Ma l’Ungheria non è la sola. Quando si parla di quale tipo di “garanzie di sicurezza” si debbano assumere per fornire stabilità all’Ucraina in vista di un bilaterale con Putin, la tensione cresce. Una delle ipotesi più respinte dagli esponenti politici europei riguarda l’invio di truppe militari europee sul suolo ucraino. Ultimo esempio di dibattito politico relativo a tale tema ha visto protagonista parte della maggioranza di governo italiana che si è scontrata, proprio in questi giorni, con il governo francese. A creare quello che è stato definito un “incidente diplomatico” – e che ha visto anche l’ambasciatrice italiana in Francia, Emanuela D’Alessandro, convocata da parte del governo parigino – sono state le parole del ministro dei Traporti e delle Infrastrutture italiano, Matteo Salvini: “Si attacchi al tram, vada lui in Ucraina. Si metta caschetto, giubbetto, fucile e vada”, ha dichiarato il leader della Lega riferendosi all’inquilino dell’Eliseo, Emmanuel Macron. E dopo la convocazione dell’ambasciatrice italiana, Macron è stato anche accusato di essere “permaloso”.
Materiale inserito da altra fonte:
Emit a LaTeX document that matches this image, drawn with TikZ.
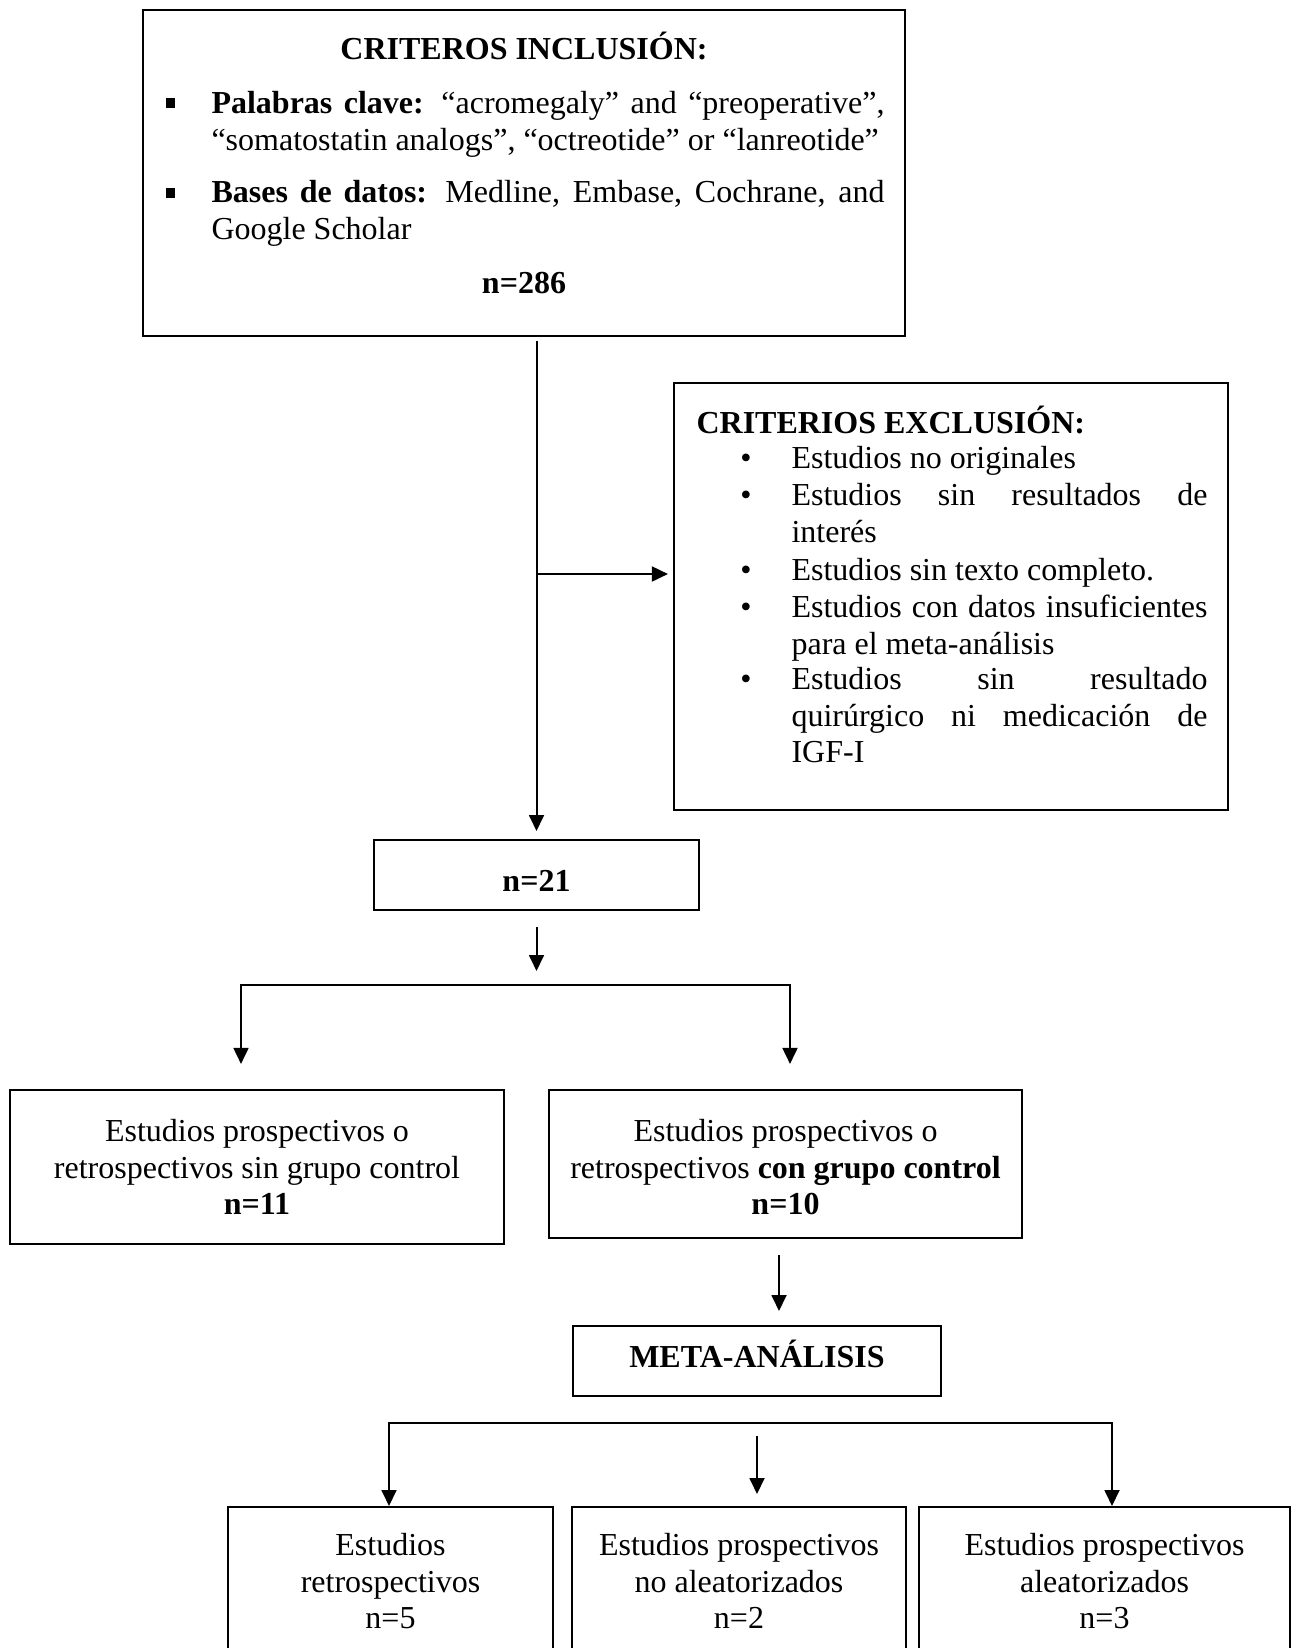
\documentclass[tikz,border=0pt]{standalone}
\usepackage{fontspec}
\setmainfont{Liberation Serif}
\usetikzlibrary{arrows.meta,calc}
\hyphenpenalty=10000
\exhyphenpenalty=10000
\tolerance=10000
\tikzset{
  every node/.style={font=\fontsize{12pt}{13.8pt}\selectfont, inner sep=0pt},
  bx/.style={draw, line width=0.75pt},
  bw/.style={minimum width={#1*0.375pt}},
  bh/.style={minimum height={#1*0.375pt}},
  arr/.style={-{Triangle[length=6pt,width=5.6pt]}, line width=0.75pt},
  para/.style={text width={#1*0.375pt}, align=justify, anchor=north west},
  ctr/.style={align=center, anchor=north}
}
\begin{document}
\begin{tikzpicture}[x=0.375pt,y=-0.375pt]
\useasboundingbox (0,0) rectangle (1292,1648);
\clip (0,0) rectangle (1292,1648);

% ---------- inclusion box
\node[bx, bw=762, bh=325] (inc) at (524,173) {};
\node[anchor=base] (inct) at (524,60) {\bfseries CRITEROS INCLUSIÓN:};
\node (sq1) at (170.5,103) {\rule{3.4pt}{3.4pt}};
\node[para=673] (inc1) at (211,87) {\strut\textbf{Palabras clave:} “acromegaly” and “preoperative”, “somatostatin analogs”, “octreotide” or “lanreotide”};
\node (sq2) at (170.5,193) {\rule{3.4pt}{3.4pt}};
\node[para=673] (inc2) at (211,176) {\strut\textbf{Bases de datos:} Medline, Embase, Cochrane, and Google Scholar};
\node[anchor=base] (n286) at (524,293) {\bfseries n=286};

% ---------- exclusion box
\node[bx, bw=554, bh=427] (exc) at (951,596.5) {};
\node[anchor=base west] (exct) at (696,433) {\bfseries CRITERIOS EXCLUSIÓN:};
\node[anchor=base] (b1) at (746,468) {•};
\node[para=416] (e1) at (791,442) {\strut Estudios no originales};
\node[anchor=base] (b2) at (746,505) {•};
\node[para=416] (e2) at (791,479) {\strut Estudios sin resultados de\linebreak interés};
\node[anchor=base] (b3) at (746,580) {•};
\node[para=416] (e3) at (791,554) {\strut Estudios sin texto completo.};
\node[anchor=base] (b4) at (746,617) {•};
\node[para=416] (e4) at (791,591) {\strut Estudios con datos insuficientes\linebreak para el meta-análisis};
\node[anchor=base] (b5) at (746,689) {•};
\node[para=416] (e5) at (791,663) {\strut Estudios sin resultado\linebreak quirúrgico ni medicación de\linebreak IGF-I};

% ---------- n=21
\node[bx, bw=325, bh=70] (n21) at (536.5,875) {};
\node[anchor=base] (n21t) at (536.5,891) {\bfseries n=21};

% ---------- second level
\node[bx, bw=493.5, bh=154] (lbox) at (257,1167) {};
\node[ctr] (lboxt) at (257,1115) {\strut Estudios prospectivos o\\retrospectivos sin grupo control\\\textbf{n=11}};
\node[bx, bw=473, bh=148] (rbox) at (785.5,1164) {};
\node[ctr] (rboxt) at (785.5,1115) {\strut Estudios prospectivos o\\retrospectivos \textbf{con grupo control}\\\textbf{n=10}};

% ---------- meta
\node[bx, bw=368, bh=70] (meta) at (757,1361) {};
\node[anchor=base] (metat) at (757,1367) {\bfseries META-ANÁLISIS};

% ---------- bottom boxes
\node[bx, bw=325, bh=163] (c1) at (390.5,1588.5) {};
\node[ctr] (c1t) at (390.5,1529) {\strut Estudios\\retrospectivos\\n=5};
\node[bx, bw=334, bh=163] (c2) at (739,1588.5) {};
\node[ctr] (c2t) at (739,1529) {\strut Estudios prospectivos\\no aleatorizados\\n=2};
\node[bx, bw=371, bh=163] (c3) at (1104.5,1588.5) {};
\node[ctr] (c3t) at (1104.5,1529) {\strut Estudios prospectivos\\aleatorizados\\n=3};

% ---------- connectors
\coordinate (br) at (536.5,574);
\draw[arr, shorten <=1.5pt, shorten >=3pt] (n21.north |- inc.south) -- (n21.north);
\draw[arr, shorten >=1.9pt] (br) -- (exc.west |- br);

\coordinate (split) at (536.5,985);
\coordinate (barL) at (241,985);
\coordinate (barR) at (790,985);
\draw[arr, shorten <=6pt, shorten >=5.25pt] (n21.south) -- (split);
\draw[arr, shorten >=9.4pt] (barR) -- (barL) -- (barL |- lbox.north);
\draw[arr, line cap=rect, shorten >=9.4pt] (barR) -- (barR |- rbox.north);

\coordinate (mx) at (779,1254);
\draw[arr, shorten <=6pt, shorten >=5.25pt] (rbox.south -| mx) -- (meta.north -| mx);

\coordinate (mbarL) at (389,1423);
\coordinate (mbarR) at (1112,1423);
\draw[arr] (mbarR) -- (mbarL) -- (mbarL |- c1.north);
\draw[arr, line cap=rect] (mbarR) -- (mbarR |- c3.north);
\draw[arr, shorten <=14.6pt, shorten >=4.5pt] (meta.south) -- (meta.south |- c2.north);
\end{tikzpicture}
\end{document}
Tali fatti riflettono una frammentazione all’interno dell’Unione europea su come affrontare le prossime fasi della guerra e delle trattative di pace tra Ucraina e Russia. Cosa certa è l’accordo Nato raggiunto nel corso dell’ultimo vertice all’Aja, nei Paesi Bassi, tenutosi lo scorso giugno. Come previsto dall’intesa, entro il 2035 i 32 Paesi membri dell’Alleanza Atlantica si impegneranno ad aumentare nei rispettivi bilanci nazionali i capitoli di spesa dedicati al comparto militare e di sicurezza. Si stima gli interventi potrebbero superare i 300 miliardi di dollari annui e comprendere il pacchetto di aiuti a Kiev.
Ma senza passi avanti su come procedere nel garantire la sicurezza all’Ucraina, la pace resta ancora meta lontana.